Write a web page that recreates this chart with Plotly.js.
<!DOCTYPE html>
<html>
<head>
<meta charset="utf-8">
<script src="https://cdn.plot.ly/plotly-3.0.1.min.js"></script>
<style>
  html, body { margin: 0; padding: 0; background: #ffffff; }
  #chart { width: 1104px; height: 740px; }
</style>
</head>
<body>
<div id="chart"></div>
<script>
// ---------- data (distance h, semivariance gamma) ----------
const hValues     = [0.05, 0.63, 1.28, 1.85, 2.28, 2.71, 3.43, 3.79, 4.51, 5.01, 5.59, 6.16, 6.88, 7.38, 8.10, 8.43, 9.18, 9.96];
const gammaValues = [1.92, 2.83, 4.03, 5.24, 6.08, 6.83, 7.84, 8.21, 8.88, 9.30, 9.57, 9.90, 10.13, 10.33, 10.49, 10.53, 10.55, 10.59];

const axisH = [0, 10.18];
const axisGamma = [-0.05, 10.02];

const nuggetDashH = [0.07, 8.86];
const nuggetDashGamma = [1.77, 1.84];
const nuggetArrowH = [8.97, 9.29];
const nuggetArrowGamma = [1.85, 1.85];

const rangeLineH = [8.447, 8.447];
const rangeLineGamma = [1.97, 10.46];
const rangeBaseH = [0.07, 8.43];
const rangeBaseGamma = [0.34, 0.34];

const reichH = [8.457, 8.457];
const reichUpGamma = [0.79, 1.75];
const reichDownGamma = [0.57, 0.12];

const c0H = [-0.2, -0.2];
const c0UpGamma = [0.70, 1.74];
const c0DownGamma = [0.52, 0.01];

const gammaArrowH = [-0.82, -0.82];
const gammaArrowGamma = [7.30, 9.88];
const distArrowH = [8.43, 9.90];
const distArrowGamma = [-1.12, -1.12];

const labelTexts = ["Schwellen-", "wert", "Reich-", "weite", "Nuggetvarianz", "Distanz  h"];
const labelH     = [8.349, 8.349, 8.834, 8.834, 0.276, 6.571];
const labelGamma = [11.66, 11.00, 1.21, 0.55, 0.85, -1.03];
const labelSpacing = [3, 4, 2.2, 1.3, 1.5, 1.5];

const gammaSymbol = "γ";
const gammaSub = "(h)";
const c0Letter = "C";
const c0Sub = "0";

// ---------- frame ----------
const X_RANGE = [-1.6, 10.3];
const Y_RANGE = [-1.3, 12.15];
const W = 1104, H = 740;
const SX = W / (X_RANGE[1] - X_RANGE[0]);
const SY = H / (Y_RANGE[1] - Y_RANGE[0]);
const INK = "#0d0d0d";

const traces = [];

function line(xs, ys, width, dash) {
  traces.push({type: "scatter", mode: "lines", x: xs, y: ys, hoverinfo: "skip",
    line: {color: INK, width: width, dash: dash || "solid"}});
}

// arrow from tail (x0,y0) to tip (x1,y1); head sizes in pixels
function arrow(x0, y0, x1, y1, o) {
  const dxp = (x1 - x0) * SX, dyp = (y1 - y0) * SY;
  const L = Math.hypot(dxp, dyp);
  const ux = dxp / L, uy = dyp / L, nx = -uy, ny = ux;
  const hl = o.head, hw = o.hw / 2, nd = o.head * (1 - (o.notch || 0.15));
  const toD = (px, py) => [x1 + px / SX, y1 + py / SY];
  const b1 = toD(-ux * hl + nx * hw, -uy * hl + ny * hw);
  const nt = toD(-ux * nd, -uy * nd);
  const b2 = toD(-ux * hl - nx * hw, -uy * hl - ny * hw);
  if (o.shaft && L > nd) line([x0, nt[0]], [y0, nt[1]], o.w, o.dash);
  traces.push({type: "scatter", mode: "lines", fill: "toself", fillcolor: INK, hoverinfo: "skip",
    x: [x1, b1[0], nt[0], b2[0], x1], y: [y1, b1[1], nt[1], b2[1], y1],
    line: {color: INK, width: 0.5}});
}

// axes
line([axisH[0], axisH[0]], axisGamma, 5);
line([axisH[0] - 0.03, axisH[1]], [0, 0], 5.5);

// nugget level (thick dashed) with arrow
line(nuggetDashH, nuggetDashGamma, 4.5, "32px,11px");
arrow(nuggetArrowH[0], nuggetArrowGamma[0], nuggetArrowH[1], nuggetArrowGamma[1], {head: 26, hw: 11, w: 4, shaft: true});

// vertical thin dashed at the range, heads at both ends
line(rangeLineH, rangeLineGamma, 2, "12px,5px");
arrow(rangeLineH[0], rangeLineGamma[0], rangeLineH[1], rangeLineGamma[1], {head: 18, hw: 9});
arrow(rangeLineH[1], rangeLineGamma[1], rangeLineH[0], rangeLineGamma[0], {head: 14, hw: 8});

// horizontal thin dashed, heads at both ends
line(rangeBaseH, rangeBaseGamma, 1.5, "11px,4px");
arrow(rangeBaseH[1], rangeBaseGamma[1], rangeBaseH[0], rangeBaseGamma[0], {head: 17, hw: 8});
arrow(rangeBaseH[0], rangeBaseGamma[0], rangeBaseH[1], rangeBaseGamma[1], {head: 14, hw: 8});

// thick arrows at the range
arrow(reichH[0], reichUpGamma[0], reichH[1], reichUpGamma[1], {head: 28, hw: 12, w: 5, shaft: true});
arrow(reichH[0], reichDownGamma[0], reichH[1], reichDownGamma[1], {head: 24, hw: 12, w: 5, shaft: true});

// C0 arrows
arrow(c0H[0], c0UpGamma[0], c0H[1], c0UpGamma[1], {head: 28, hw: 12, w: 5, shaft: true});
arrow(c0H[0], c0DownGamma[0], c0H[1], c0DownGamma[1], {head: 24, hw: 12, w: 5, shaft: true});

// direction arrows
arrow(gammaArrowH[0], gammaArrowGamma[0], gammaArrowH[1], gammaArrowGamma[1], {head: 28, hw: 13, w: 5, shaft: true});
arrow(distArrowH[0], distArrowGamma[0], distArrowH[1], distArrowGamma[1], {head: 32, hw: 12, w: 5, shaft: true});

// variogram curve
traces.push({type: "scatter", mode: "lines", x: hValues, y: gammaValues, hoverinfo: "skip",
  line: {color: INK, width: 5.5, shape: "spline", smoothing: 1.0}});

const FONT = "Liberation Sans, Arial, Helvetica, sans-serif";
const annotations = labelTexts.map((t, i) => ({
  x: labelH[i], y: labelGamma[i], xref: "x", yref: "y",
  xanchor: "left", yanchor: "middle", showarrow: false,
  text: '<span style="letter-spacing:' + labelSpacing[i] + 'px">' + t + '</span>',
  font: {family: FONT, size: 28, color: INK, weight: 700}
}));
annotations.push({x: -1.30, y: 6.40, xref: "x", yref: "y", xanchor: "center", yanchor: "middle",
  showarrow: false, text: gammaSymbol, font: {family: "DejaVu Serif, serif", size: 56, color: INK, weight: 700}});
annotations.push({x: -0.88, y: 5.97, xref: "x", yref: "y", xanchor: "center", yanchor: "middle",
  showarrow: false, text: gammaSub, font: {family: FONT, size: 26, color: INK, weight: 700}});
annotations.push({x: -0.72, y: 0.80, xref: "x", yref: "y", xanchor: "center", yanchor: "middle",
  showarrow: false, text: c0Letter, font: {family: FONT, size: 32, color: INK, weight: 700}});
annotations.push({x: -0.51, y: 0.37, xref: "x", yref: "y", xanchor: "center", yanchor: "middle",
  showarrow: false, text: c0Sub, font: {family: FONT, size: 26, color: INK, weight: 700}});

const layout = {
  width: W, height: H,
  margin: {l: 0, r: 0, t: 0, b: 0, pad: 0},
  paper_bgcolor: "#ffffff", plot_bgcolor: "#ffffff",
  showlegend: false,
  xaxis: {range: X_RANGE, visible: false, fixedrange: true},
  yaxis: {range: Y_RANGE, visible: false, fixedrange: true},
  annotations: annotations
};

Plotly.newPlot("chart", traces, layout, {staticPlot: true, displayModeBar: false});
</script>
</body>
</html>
+++
> **YOUR TASK**
What are the exact lines from the beginning of the material through the line containing "const axisGamma = [-0.05, 10.02];"? Write out those lines alone.

> **THE ANSWER**
Write a web page that recreates this chart with Plotly.js.
<!DOCTYPE html>
<html>
<head>
<meta charset="utf-8">
<script src="https://cdn.plot.ly/plotly-3.0.1.min.js"></script>
<style>
  html, body { margin: 0; padding: 0; background: #ffffff; }
  #chart { width: 1104px; height: 740px; }
</style>
</head>
<body>
<div id="chart"></div>
<script>
// ---------- data (distance h, semivariance gamma) ----------
const hValues     = [0.05, 0.63, 1.28, 1.85, 2.28, 2.71, 3.43, 3.79, 4.51, 5.01, 5.59, 6.16, 6.88, 7.38, 8.10, 8.43, 9.18, 9.96];
const gammaValues = [1.92, 2.83, 4.03, 5.24, 6.08, 6.83, 7.84, 8.21, 8.88, 9.30, 9.57, 9.90, 10.13, 10.33, 10.49, 10.53, 10.55, 10.59];

const axisH = [0, 10.18];
const axisGamma = [-0.05, 10.02];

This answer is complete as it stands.